| Given task |
Search the records for the word "this" and report each line that has it.
--- Data for the task ---
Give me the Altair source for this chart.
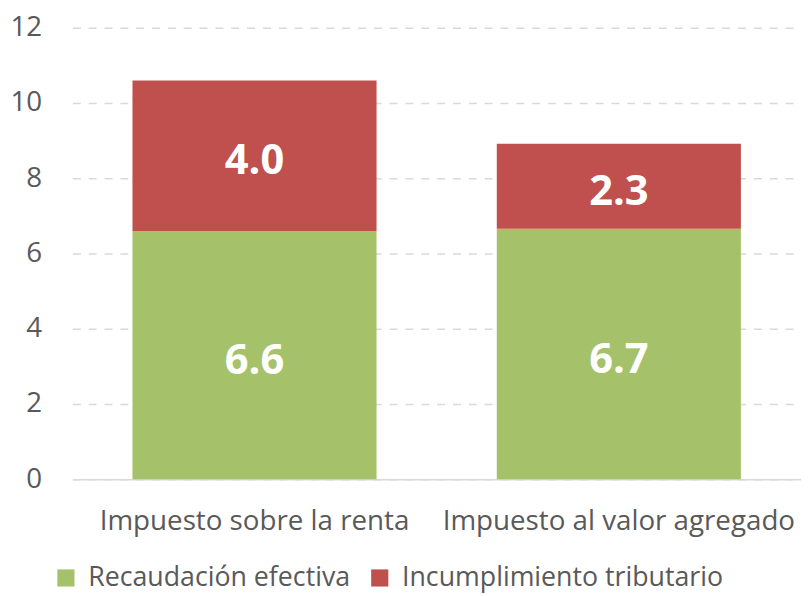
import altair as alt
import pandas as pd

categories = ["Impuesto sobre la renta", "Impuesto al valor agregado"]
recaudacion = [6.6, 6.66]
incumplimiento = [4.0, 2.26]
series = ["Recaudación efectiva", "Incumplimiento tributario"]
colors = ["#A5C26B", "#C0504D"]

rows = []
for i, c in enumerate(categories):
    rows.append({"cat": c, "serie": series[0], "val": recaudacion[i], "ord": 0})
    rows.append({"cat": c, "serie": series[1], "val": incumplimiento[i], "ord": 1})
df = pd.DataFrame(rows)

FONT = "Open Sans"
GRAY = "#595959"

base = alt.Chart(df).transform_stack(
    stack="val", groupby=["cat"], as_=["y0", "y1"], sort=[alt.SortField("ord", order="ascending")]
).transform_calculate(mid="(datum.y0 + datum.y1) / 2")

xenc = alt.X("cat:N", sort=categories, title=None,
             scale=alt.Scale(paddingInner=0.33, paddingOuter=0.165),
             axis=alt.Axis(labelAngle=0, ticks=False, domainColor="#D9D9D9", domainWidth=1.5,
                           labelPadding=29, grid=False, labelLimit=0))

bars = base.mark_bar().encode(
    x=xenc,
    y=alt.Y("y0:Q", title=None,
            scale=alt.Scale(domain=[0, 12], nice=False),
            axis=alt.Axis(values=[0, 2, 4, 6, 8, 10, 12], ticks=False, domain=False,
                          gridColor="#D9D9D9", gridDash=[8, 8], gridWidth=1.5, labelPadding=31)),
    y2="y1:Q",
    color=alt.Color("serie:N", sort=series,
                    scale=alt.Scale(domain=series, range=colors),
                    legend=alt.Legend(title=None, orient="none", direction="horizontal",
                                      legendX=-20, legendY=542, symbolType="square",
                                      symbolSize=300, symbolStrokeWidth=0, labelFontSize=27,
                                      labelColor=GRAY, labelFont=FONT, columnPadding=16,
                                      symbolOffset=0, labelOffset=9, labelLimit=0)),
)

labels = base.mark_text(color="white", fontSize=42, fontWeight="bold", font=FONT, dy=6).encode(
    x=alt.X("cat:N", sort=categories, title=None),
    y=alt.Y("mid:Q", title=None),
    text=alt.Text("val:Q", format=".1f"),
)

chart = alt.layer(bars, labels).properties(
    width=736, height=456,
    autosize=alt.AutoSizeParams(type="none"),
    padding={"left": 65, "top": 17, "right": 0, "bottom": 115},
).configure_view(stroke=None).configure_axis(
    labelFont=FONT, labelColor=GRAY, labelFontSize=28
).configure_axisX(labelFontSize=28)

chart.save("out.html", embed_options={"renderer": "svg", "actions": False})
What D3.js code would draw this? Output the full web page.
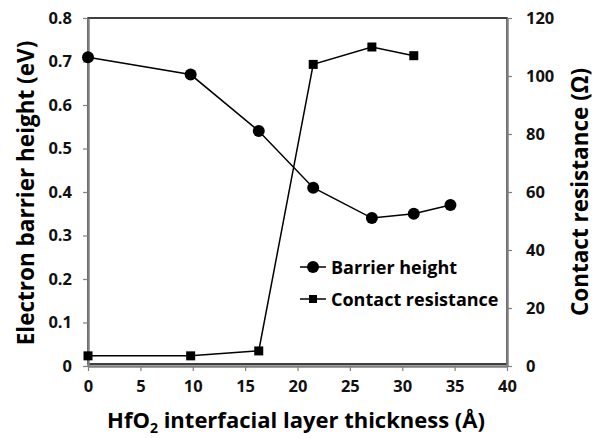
---
| Task result |
Give me the Altair source for this chart.
What D3.js code would draw this? Output the full web page.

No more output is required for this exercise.